[Pacemaker] stonith and avoiding split brain in two nodes cluster

Mon Mar 25 08:54:22 EDT 2013

Hello,

	I am newbie with pacemaker (and, generally, with ha clusters). I have 
configured a two nodes cluster. Both nodes are virtual machines (vmware 
esx) and use a shared storage (provided by a SAN, although access to the 
SAN is from esx infrastructure and VM consider it as scsi disk). I have 
configured clvm so logical volumes are only active in one of the nodes.

	Now I need some help with the stonith configuration to avoid data 
corrumption. Since I'm using ESX virtual machines, I think I won't have 
any problem using external/vcenter stonith plugin to shutdown virtual 
machines.

	My problem is how to avoid split brain situation with this 
configuration, without configuring a 3rd node.
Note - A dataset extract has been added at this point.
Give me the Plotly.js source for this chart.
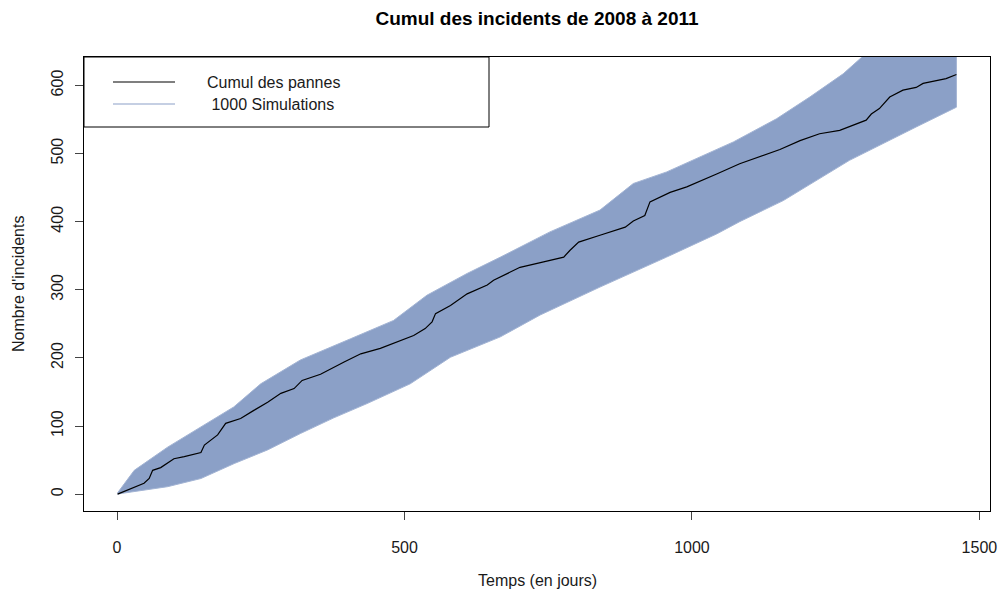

I have read about quorum 
disks, external/sbd stonith plugin and other references, but I'm too 
confused with all this.

	For example, [1] mention techniques to improve quorum with scsi reserve 
or quorum daemon, but it didn't point to how to do this pacemaker. Or 
[2] talks about external/sbd.

	Any help?

PS: I have attached my corosync.conf and crm configure show outputs

[1] 
http://techthoughts.typepad.com/managing_computers/2007/10/split-brain-quo.html
[2] http://www.gossamer-threads.com/lists/linuxha/pacemaker/78887

-- 
Angel L. Mateo Martínez
Sección de Telemática
Área de Tecnologías de la Información
y las Comunicaciones Aplicadas (ATICA)
http://www.um.es/atica
Tfo: 868889150
Fax: 868888337
-------------- next part --------------
# Please read the openais.conf.5 manual page

totem {
	version: 2

	# How long before declaring a token lost (ms)
	token: 3000

	# How many token retransmits before forming a new configuration
	token_retransmits_before_loss_const: 10

	# How long to wait for join messages in the membership protocol (ms)
	join: 60

	# How long to wait for consensus to be achieved before starting a new round of membership configuration (ms)
	consensus: 3600

	# Turn off the virtual synchrony filter
	vsftype: none

	# Number of messages that may be sent by one processor on receipt of the token
	max_messages: 20

	# Limit generated nodeids to 31-bits (positive signed integers)
	clear_node_high_bit: yes

	# Disable encryption
 	secauth: off

	# How many threads to use for encryption/decryption
 	threads: 0

	# Optionally assign a fixed node id (integer)
	# nodeid: 1234

	# This specifies the mode of redundant ring, which may be none, active, or passive.
 	rrp_mode: none

 	interface {
		# The following values need to be set based on your environment 
		ringnumber: 0
		bindnetaddr: 155.54.211.160
		mcastaddr: 226.94.1.1
		mcastport: 5405
	}
}

amf {
	mode: disabled
}

service {
 	# Load the Pacemaker Cluster Resource Manager
 	ver:       1
 	name:      pacemaker
}

aisexec {
        user:   root
        group:  root
}

logging {
        fileline: off
        to_stderr: yes
        to_logfile: no
        to_syslog: yes
	syslog_facility: daemon
        debug: off
        timestamp: on
        logger_subsys {
                subsys: AMF
                debug: off
                tags: enter|leave|trace1|trace2|trace3|trace4|trace6
        }
}
-------------- next part --------------
node myotis51
node myotis52
primitive clvm ocf:lvm2:clvmd \
	params daemon_timeout="30" \
	meta target-role="Started"
primitive dlm ocf:pacemaker:controld \
	meta target-role="Started"
primitive vg_users1 ocf:heartbeat:LVM \
	params volgrpname="UsersDisk" exclusive="yes" \
	op monitor interval="60" timeout="60"
group dlm-clvm dlm clvm
clone dlm-clvm-clone dlm-clvm \
	meta interleave="true" ordered="true" target-role="Started"
location cli-prefer-vg_users1 vg_users1 \
	rule $id="cli-prefer-rule-vg_users1" inf: #uname eq myotis52
property $id="cib-bootstrap-options" \
	dc-version="1.1.6-9971ebba4494012a93c03b40a2c58ec0eb60f50c" \
	cluster-infrastructure="openais" \
	expected-quorum-votes="2" \
	stonith-enabled="false" \
	no-quorum-policy="ignore" \
	last-lrm-refresh="1364212376"
rsc_defaults $id="rsc-options" \
	resource-stickiness="100"